A testimoniare i buoni rapporti con il Cremlino le parole del presidente russo Vladimir Putin che, congratulandosi con Zeman, ha dichiarato: “In Russia conosciamo Zeman come un sostenitore dei rapporti di amicizia russo cechi e di un loro rafforzamento”. Anche la stampa russa ha appoggiato l’elezione: Kommersant ha sottolineato come nell’entourage di Zeman ci siano persone i cui interessi sono strettamente collegati a quello di imprese russe”. A questo proposito si è parlato in particolare di Miroslav Šlouf, “ex comunista e lobbista politico vicino alla società petrolifera russa Lukoil” (ha scritto Hospodářské noviny). Quest’ultimo è un punto in comune con Klaus e alcuni osservatori sostengono che la dispendiosa campagna elettorale dell’ex premier sia stata finanziata, in maniera occulta, dalla compagnia petrolifera russa.
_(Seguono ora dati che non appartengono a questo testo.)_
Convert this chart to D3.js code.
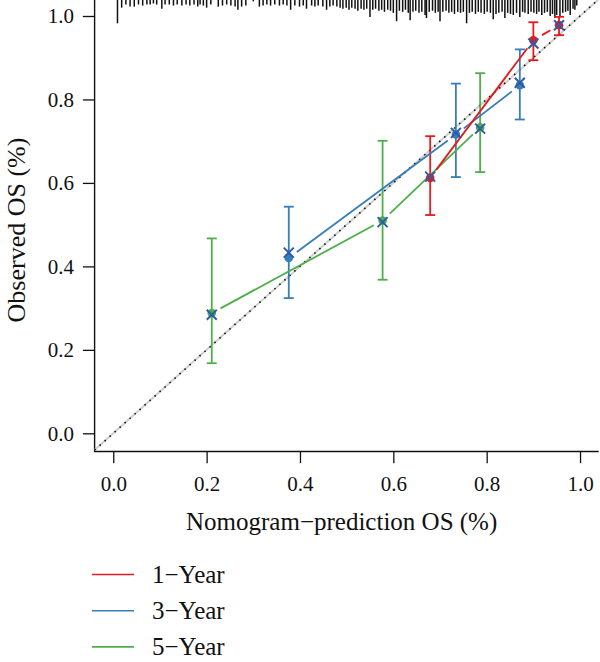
<!DOCTYPE html>
<html>
<head>
<meta charset="utf-8">
<script src="https://cdn.jsdelivr.net/npm/d3@7"></script>
<style>
  body { margin: 0; background: #fff; }
  svg text { font-family: "Liberation Serif", "DejaVu Serif", serif; fill: #111; }
</style>
</head>
<body>
<div id="calibration-wrapper"></div>
<script>
// legend labels and colours
const seriesNames = ["1\u2212Year", "3\u2212Year", "5\u2212Year"]
const seriesColors = ["#E41A1C", "#377EB8", "#4DAF4A"]
const correctedColor = "#2E5CAA"

// mean predicted / observed KM / 95% CI / bias-corrected, per time point
const predicted1 = [0.679, 0.900, 0.955]
const observed1 = [0.612, 0.942, 0.978]
const lower1 = [0.523, 0.894, 0.954]
const upper1 = [0.712, 0.985, 0.998]
const corrected1 = [0.615, 0.934, 0.978]

const predicted3 = [0.376, 0.734, 0.871]
const observed3 = [0.420, 0.716, 0.834]
const lower3 = [0.324, 0.614, 0.752]
const upper3 = [0.543, 0.838, 0.920]
const corrected3 = [0.433, 0.720, 0.840]

const predicted5 = [0.211, 0.577, 0.786]
const observed5 = [0.288, 0.510, 0.733]
const lower5 = [0.168, 0.368, 0.626]
const upper5 = [0.467, 0.701, 0.863]
const corrected5 = [0.284, 0.506, 0.730]

const tickValues = [0, 0.2, 0.4, 0.6, 0.8, 1.0]

// distribution of predicted values shown along the top
const riskValues = [
  0.009, 0.018, 0.027, 0.036, 0.045, 0.054, 0.063, 0.072, 0.079, 0.086,
  0.093, 0.104, 0.111, 0.120, 0.129, 0.137, 0.147, 0.156, 0.164, 0.173,
  0.181, 0.186, 0.193, 0.200, 0.209, 0.225, 0.234, 0.243, 0.252, 0.261,
  0.267, 0.275, 0.284, 0.300, 0.313, 0.321, 0.329, 0.337, 0.346, 0.356,
  0.364, 0.372, 0.380, 0.389, 0.399, 0.407, 0.414, 0.425, 0.432, 0.439,
  0.449, 0.457, 0.464, 0.471, 0.479,
  0.486, 0.492, 0.499, 0.505, 0.511, 0.518, 0.524, 0.531, 0.537, 0.543,
  0.550, 0.556, 0.562, 0.569, 0.575, 0.581, 0.588, 0.594, 0.600, 0.607,
  0.613, 0.620, 0.626, 0.632, 0.636, 0.642, 0.648, 0.655, 0.661, 0.668,
  0.671, 0.677, 0.684, 0.690, 0.696, 0.700, 0.706, 0.713, 0.719, 0.725,
  0.731, 0.738, 0.744, 0.750, 0.757, 0.763, 0.769, 0.776, 0.782, 0.788,
  0.795, 0.801, 0.808, 0.814, 0.820, 0.826, 0.833, 0.839, 0.845, 0.851,
  0.857, 0.864, 0.871, 0.877, 0.882, 0.889, 0.895, 0.901, 0.907, 0.912,
  0.918, 0.924, 0.930, 0.936, 0.941, 0.946, 0.950, 0.957, 0.963, 0.969,
  0.974, 0.979, 0.985, 0.989, 0.993
]
const riskCounts = [
  23, 8, 5, 7, 7, 5, 6, 5, 5, 4,
  5, 9, 5, 5, 6, 5, 6, 5, 6, 5,
  7, 5, 6, 8, 5, 7, 6, 5, 6, 7,
  10, 7, 6, 2, 7, 6, 5, 6, 5, 6,
  5, 6, 10, 6, 7, 6, 9, 6, 7, 6,
  7, 10, 7, 6, 7,
  8, 9, 8, 10, 8, 9, 11, 9, 10, 9,
  17, 10, 9, 11, 10, 12, 10, 11, 13, 21,
  11, 12, 10, 13, 20, 12, 11, 13, 12, 15,
  18, 12, 11, 13, 12, 21, 12, 11, 13, 12,
  14, 12, 13, 12, 23, 13, 12, 14, 12, 13,
  14, 12, 13, 19, 14, 13, 12, 18, 13, 14,
  15, 13, 17, 12, 13, 14, 12, 13, 14, 12,
  15, 13, 12, 16, 14, 18, 15, 17, 13, 12,
  11, 15, 9, 10, 6
]

function drawCalibration() {

  let dimensions = {
    width: 600,
    height: 662,
    plot: {
      left: 94.6,
      right: 598.7,
      top: -0.7,
      bottom: 450,
    },
  }

  const xScale = d3.scaleLinear()
      .domain([-0.04, 1.04])
      .range([dimensions.plot.left, dimensions.plot.right])

  const yScale = d3.scaleLinear()
      .domain([-0.04, 1.04])
      .range([dimensions.plot.bottom, dimensions.plot.top])

  const spikeScale = d3.scaleLinear()
      .domain([0, d3.max(riskCounts)])
      .range([0, 24])

  const wrapper = d3.select("#calibration-wrapper")
    .append("svg")
      .attr("width", dimensions.width)
      .attr("height", dimensions.height)

  // Draw axes (R style: L box, outward ticks)

  const yAxisGenerator = d3.axisLeft()
    .scale(yScale)
    .tickValues(tickValues)
    .tickFormat(d3.format(".1f"))
    .tickSize(11.7)
    .tickPadding(9)

  const yAxis = wrapper.append("g")
      .attr("transform", `translate(${dimensions.plot.left}, 0)`)
    .call(yAxisGenerator)
      .attr("font-family", null)
  yAxis.select(".domain").remove()
  yAxis.selectAll("line").attr("stroke", "#111").attr("stroke-width", 1.3)
  yAxis.selectAll("text")
      .attr("font-size", 21)
      .attr("fill", "#111")

  const xAxisGenerator = d3.axisBottom()
    .scale(xScale)
    .tickValues(tickValues)
    .tickFormat(d3.format(".1f"))
    .tickSize(11.7)
    .tickPadding(13)

  const xAxis = wrapper.append("g")
      .attr("transform", `translate(0, ${dimensions.plot.bottom + 1.5})`)
    .call(xAxisGenerator)
      .attr("font-family", null)
  xAxis.select(".domain").remove()
  xAxis.selectAll("line").attr("stroke", "#111").attr("stroke-width", 1.3)
  xAxis.selectAll("text")
      .attr("font-size", 21)
      .attr("fill", "#111")

  wrapper.append("path")
      .attr("d", `M${dimensions.plot.left},0 V${dimensions.plot.bottom + 1.5} H${dimensions.plot.right}`)
      .attr("fill", "none")
      .attr("stroke", "#111")
      .attr("stroke-width", 1.4)

  wrapper.append("text")
      .attr("x", (dimensions.plot.left + dimensions.plot.right) / 2 - 5)
      .attr("y", 530)
      .attr("text-anchor", "middle")
      .attr("font-size", 25)
      .text("Nomogram\u2212prediction OS (%)")

  wrapper.append("text")
      .attr("transform", "translate(25, 230) rotate(-90)")
      .attr("text-anchor", "middle")
      .attr("font-size", 26)
      .text("Observed OS (%)")

  // distribution spikes at the top
  wrapper.append("g")
    .selectAll("line")
    .data(riskValues)
    .join("line")
      .attr("x1", d => xScale(d))
      .attr("x2", d => xScale(d))
      .attr("y1", dimensions.plot.top)
      .attr("y2", (d, i) => dimensions.plot.top + spikeScale(riskCounts[i]))
      .attr("stroke", "#111")
      .attr("stroke-width", 1.5)

  // ideal line
  wrapper.append("line")
      .attr("x1", xScale(-0.04))
      .attr("y1", yScale(-0.04))
      .attr("x2", xScale(1.04))
      .attr("y2", yScale(1.04))
      .attr("stroke", "#cfcfcf")
      .attr("stroke-width", 2)
  wrapper.append("line")
      .attr("x1", xScale(-0.04))
      .attr("y1", yScale(-0.04))
      .attr("x2", xScale(1.04))
      .attr("y2", yScale(1.04))
      .attr("stroke", "#111")
      .attr("stroke-width", 1.6)
      .attr("stroke-dasharray", "1.5 5.2")

  const seriesData = [
    { pred: predicted1, obs: observed1, lo: lower1, hi: upper1, cor: corrected1 },
    { pred: predicted3, obs: observed3, lo: lower3, hi: upper3, cor: corrected3 },
    { pred: predicted5, obs: observed5, lo: lower5, hi: upper5, cor: corrected5 },
  ]

  const gap = 10
  const capHalf = 5

  // draw 5-year first, 1-year last (as in the figure)
  const drawOrder = [2, 1, 0]

  drawOrder.forEach(s => {
    const series = seriesData[s]
    const color = seriesColors[s]
    const g = wrapper.append("g")

    // error bars
    series.pred.forEach((p, i) => {
      const x = xScale(p)
      g.append("line")
          .attr("x1", x).attr("x2", x)
          .attr("y1", yScale(series.lo[i])).attr("y2", yScale(series.hi[i]))
          .attr("stroke", color).attr("stroke-width", 1.8)
      ;[series.lo[i], series.hi[i]].forEach(v => {
        g.append("line")
            .attr("x1", x - capHalf).attr("x2", x + capHalf)
            .attr("y1", yScale(v)).attr("y2", yScale(v))
            .attr("stroke", color).attr("stroke-width", 1.8)
      })
    })
  })

  drawOrder.forEach(s => {
    const series = seriesData[s]
    const color = seriesColors[s]
    const g = wrapper.append("g")

    // connecting line with gaps around the points (type = "b")
    for (let i = 0; i < series.pred.length - 1; i++) {
      const x0 = xScale(series.pred[i]), y0 = yScale(series.obs[i])
      const x1 = xScale(series.pred[i + 1]), y1 = yScale(series.obs[i + 1])
      const len = Math.hypot(x1 - x0, y1 - y0)
      if (len <= 2 * gap) continue
      const ux = (x1 - x0) / len, uy = (y1 - y0) / len
      g.append("line")
          .attr("x1", x0 + ux * gap).attr("y1", y0 + uy * gap)
          .attr("x2", x1 - ux * gap).attr("y2", y1 - uy * gap)
          .attr("stroke", color).attr("stroke-width", 1.8)
    }

    g.selectAll("circle")
      .data(series.pred)
      .join("circle")
        .attr("cx", d => xScale(d))
        .attr("cy", (d, i) => yScale(series.obs[i]))
        .attr("r", 4.3)
        .attr("fill", color)
  })

  // bias-corrected estimates
  const crossSize = 5
  seriesData.forEach(series => {
    series.pred.forEach((p, i) => {
      const x = xScale(p), y = yScale(series.cor[i])
      wrapper.append("path")
          .attr("d", `M${x - crossSize},${y - crossSize} L${x + crossSize},${y + crossSize} M${x - crossSize},${y + crossSize} L${x + crossSize},${y - crossSize}`)
          .attr("stroke", correctedColor)
          .attr("stroke-width", 2)
          .attr("fill", "none")
    })
  })

  // legend
  const legend = wrapper.append("g")
  seriesNames.forEach((name, i) => {
    const y = 574.5 + i * 36.2
    legend.append("line")
        .attr("x1", 92).attr("x2", 134)
        .attr("y1", y).attr("y2", y)
        .attr("stroke", seriesColors[i])
        .attr("stroke-width", 1.6)
    legend.append("text")
        .attr("x", 152)
        .attr("y", y + 8.5)
        .attr("font-size", 25)
        .text(name)
  })
}

drawCalibration()
</script>
</body>
</html>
Altro tema affrontato soprattutto nella seconda parte della campagna elettorale per le presidenziali e che potrebbe avere ricadute in campo internazionale e anche europeo è il rapporto con la Germania e le posizioni di Zeman su una questione vecchia ottant’anni, i decreti Beneš, emessi per l’espulsione delle minoranze tedesca e magiara nel 1945 con la confisca dei loro beni. Nel corso della sfida per il ballottaggio Karel Schwarzenberg ha dichiarato che oggi per l’espulsione dei tedeschi il presidente Beneš sarebbe finito davanti al tribunale dell’Aia. Di tutt’altro avviso Zeman, che ha accusato Schwarzenberg di essere uno straniero e di “comportarsi come un tedesco dei Sudeti”. Molti analisti politici temono per affermazioni come questa una deriva nazionalista del Paese, alla stregua dell’Ungheria di Orbán o della Polonia dei gemelli Kaczyński. E le reazioni da parte della vicina Germania non si sono fatte attendere. Se dal punto di vista ufficiale il governo di Berlino, in un nota del ministero degli Esteri, ha auspicato che “continui l’attuale ottima collaborazione fra i due Paesi”, una parte della stampa tedesca ha invece sottolineato l’utilizzo a fini politici e propagandistici dei Decreti. Il più duro forse il quotidiano Die Welt secondo cui la Germania non dovrebbe accettare che “l’odio nei confronti dei tedeschi diventi una cosa normale della politica europea” e ha chiesto che Zeman, “responsabile di retorica anti tedesca”, non venga invitato in Germania. E Zeman non è nuovo a uscite polemiche nei confronti della Germania: resta ancora agli annali, la dichiarazione che nel 2002 portò Gerhard Schroeder a cancellare la visita a Praga. In quell’occasione il neopresidente disse che i Sudeti erano la quinta colonna dei nazisti in Cecoslovacchia.

Che la diplomazia non sia il suo forte lo si sapeva già, va ricordato quando Zeman, allora premier paragonò Arafat a Hitler, e le battute ad effetto non si sono fatte attendere neanche questa volta. Preludio a una stagione politicamente scorretta o comunque niente affatto ingessata.